Stored data:
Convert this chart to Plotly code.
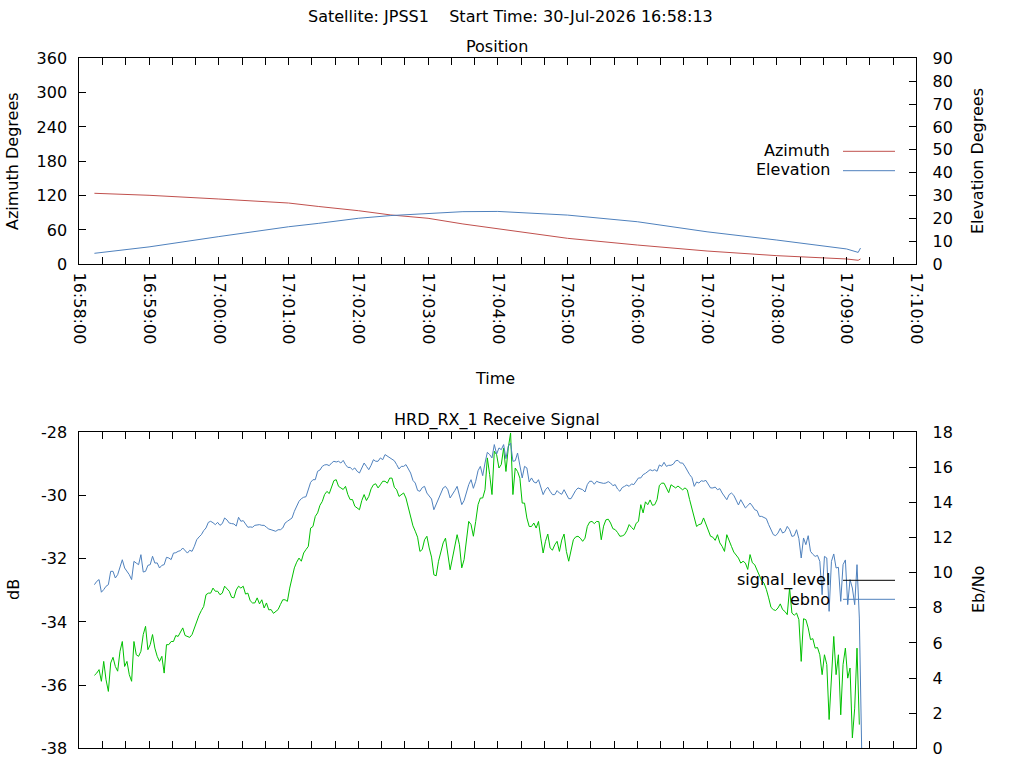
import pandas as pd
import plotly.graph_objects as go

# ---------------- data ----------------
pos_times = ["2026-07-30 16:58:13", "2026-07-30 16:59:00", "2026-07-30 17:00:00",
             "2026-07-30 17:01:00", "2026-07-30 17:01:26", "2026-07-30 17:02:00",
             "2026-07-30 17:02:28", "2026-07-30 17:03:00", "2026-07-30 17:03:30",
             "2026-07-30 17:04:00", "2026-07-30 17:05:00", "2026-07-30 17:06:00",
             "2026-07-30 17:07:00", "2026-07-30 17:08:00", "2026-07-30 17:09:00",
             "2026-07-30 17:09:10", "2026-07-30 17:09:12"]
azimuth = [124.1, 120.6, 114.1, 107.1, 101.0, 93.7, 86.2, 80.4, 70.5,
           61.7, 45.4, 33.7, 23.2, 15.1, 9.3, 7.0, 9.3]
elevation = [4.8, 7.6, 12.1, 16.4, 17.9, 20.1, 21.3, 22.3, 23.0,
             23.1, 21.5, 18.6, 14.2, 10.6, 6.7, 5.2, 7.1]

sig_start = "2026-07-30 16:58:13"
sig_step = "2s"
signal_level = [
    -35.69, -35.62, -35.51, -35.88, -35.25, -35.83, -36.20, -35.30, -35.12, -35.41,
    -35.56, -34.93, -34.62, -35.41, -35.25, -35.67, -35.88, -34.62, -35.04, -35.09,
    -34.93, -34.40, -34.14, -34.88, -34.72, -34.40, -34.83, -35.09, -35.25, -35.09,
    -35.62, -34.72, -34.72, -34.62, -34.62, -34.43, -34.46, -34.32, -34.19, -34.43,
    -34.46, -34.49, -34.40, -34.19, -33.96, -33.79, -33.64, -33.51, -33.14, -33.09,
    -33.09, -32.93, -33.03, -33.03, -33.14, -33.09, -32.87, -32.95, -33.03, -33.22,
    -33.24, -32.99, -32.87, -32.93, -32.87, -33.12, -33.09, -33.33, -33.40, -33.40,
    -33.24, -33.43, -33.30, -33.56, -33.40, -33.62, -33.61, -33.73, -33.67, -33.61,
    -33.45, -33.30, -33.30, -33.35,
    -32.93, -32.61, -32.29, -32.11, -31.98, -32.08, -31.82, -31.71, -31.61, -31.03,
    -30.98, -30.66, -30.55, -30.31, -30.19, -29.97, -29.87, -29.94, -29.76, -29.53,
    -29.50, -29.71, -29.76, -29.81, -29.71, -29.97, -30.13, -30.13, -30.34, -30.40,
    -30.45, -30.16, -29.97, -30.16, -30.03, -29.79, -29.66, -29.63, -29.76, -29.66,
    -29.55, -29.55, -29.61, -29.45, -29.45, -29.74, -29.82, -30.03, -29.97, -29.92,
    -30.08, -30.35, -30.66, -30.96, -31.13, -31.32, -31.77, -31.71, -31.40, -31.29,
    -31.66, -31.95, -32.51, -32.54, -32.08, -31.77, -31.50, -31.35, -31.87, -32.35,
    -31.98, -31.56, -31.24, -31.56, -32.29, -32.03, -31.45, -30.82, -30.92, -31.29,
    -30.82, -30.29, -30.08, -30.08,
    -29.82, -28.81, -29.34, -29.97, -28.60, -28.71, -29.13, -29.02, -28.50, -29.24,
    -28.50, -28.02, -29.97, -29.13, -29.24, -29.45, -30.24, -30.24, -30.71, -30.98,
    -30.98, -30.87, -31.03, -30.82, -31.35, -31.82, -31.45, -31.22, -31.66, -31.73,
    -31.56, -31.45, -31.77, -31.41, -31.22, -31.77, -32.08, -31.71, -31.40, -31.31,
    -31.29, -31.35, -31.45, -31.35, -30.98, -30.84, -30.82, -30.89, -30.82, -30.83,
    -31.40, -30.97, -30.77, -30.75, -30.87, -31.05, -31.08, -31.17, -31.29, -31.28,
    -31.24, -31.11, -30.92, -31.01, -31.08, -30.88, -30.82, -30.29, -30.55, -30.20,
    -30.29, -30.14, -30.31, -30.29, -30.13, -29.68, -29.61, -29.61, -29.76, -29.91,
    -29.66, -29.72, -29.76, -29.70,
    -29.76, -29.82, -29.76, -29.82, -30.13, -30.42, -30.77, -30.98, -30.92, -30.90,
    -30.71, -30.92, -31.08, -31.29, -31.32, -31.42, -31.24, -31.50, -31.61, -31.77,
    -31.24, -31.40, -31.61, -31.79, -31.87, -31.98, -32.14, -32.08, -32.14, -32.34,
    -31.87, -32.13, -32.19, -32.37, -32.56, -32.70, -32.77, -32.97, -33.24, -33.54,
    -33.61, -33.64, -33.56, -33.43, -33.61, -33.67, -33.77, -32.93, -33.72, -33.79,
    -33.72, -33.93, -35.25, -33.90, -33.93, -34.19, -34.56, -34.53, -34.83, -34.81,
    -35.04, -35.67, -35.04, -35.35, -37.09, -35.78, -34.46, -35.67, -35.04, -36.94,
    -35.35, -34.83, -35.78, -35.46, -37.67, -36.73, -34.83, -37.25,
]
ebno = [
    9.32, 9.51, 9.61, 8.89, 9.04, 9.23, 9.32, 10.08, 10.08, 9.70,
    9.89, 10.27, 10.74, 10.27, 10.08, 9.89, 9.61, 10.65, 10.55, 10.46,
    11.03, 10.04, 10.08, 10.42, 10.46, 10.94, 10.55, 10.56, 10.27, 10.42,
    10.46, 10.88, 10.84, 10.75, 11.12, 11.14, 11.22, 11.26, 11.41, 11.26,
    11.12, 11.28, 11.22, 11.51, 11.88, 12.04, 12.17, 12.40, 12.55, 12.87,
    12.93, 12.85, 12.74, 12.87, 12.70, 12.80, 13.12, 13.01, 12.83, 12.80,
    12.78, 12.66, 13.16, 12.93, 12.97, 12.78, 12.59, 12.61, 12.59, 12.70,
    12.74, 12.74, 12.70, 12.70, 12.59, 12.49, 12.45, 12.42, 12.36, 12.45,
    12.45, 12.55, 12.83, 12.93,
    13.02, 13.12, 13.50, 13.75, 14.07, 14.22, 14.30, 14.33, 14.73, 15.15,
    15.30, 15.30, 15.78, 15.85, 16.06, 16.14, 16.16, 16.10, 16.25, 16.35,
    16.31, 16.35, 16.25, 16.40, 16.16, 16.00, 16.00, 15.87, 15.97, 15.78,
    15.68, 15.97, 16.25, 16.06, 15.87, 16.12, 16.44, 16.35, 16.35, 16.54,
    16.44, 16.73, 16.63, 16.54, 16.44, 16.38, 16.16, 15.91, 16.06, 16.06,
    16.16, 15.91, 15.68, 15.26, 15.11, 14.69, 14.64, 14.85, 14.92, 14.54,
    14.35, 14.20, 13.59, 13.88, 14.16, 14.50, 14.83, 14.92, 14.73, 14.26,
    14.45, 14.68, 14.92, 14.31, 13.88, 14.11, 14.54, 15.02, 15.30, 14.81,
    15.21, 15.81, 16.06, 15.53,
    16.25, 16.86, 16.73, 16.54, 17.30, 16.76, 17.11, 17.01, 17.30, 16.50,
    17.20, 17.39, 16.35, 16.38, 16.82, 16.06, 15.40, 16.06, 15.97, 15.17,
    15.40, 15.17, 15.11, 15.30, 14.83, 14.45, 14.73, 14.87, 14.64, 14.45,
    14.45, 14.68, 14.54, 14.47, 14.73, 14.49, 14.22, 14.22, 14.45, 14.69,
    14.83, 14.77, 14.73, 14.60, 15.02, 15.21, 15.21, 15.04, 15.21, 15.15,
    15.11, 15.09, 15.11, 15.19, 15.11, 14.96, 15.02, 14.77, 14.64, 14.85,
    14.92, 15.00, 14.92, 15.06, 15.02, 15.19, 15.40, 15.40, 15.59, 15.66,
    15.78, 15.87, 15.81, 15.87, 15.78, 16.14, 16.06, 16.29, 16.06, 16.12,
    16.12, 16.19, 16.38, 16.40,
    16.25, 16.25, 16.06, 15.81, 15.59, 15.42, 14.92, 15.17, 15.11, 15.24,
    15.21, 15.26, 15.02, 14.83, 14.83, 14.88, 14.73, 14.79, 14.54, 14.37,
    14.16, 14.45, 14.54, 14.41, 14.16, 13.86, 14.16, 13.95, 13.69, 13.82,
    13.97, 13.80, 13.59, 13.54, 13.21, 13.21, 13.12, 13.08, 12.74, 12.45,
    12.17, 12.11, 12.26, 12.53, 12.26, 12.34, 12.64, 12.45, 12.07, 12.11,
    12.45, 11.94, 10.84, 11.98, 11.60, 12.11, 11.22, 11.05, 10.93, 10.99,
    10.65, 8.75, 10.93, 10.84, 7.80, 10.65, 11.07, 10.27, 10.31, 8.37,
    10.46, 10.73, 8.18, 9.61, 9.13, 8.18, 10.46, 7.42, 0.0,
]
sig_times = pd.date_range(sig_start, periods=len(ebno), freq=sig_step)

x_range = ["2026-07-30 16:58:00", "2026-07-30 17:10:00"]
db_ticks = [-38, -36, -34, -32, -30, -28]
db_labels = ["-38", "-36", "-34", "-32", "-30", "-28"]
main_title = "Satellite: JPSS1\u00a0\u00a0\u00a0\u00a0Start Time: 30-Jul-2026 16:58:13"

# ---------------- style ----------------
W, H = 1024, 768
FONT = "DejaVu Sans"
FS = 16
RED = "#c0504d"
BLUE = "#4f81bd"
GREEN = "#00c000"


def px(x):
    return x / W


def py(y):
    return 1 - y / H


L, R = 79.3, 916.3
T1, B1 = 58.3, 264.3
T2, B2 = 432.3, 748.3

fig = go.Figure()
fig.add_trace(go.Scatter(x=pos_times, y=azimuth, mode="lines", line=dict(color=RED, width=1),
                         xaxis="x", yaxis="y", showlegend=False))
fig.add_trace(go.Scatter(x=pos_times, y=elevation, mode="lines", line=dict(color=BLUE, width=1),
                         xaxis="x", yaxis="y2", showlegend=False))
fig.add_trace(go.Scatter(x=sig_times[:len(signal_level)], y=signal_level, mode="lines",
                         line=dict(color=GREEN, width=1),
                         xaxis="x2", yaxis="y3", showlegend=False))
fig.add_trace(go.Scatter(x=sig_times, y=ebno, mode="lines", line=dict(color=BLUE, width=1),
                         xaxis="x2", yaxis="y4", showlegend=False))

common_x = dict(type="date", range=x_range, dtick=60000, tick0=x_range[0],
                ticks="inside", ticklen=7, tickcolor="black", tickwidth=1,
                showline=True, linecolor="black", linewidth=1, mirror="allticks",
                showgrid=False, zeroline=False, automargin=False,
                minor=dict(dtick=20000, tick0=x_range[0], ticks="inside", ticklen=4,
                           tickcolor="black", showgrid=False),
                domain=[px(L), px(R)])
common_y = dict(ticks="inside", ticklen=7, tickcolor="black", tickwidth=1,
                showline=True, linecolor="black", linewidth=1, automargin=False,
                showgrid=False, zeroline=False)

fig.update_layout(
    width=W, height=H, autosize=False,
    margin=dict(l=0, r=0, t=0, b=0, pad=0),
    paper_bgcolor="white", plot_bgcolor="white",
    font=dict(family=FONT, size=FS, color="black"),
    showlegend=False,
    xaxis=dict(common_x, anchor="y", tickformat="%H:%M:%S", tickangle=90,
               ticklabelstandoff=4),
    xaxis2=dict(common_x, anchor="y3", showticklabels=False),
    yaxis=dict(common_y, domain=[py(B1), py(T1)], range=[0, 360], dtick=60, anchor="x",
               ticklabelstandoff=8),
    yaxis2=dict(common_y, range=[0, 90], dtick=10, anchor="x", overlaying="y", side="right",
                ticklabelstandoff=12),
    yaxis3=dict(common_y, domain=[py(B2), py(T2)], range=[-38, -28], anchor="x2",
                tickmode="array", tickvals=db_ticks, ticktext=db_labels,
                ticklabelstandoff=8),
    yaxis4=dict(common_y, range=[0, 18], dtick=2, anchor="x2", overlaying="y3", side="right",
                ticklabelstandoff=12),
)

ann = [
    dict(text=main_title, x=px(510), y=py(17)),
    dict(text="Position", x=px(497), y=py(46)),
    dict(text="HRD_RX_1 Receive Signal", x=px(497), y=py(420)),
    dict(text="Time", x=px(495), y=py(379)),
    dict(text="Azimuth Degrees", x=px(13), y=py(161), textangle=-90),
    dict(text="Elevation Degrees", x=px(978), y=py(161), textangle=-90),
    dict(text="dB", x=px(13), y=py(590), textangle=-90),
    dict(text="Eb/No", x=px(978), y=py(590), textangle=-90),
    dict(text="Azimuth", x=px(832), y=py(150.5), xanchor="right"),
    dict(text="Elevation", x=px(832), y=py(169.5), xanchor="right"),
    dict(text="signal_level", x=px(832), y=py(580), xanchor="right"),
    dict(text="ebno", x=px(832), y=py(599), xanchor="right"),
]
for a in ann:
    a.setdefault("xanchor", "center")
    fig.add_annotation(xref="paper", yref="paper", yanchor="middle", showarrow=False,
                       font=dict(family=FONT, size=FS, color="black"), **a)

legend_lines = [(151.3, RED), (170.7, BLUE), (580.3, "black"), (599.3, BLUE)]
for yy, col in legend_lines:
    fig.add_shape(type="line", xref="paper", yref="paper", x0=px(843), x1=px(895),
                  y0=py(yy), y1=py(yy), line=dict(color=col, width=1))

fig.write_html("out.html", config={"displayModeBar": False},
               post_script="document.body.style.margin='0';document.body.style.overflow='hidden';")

Instructions for the task: Omit the pictures, then repeat exactly each line from the beginning of the listing through the line with "import plotly.graph_objects as go".

Written answer:
Convert this chart to Plotly code.
import pandas as pd
import plotly.graph_objects as go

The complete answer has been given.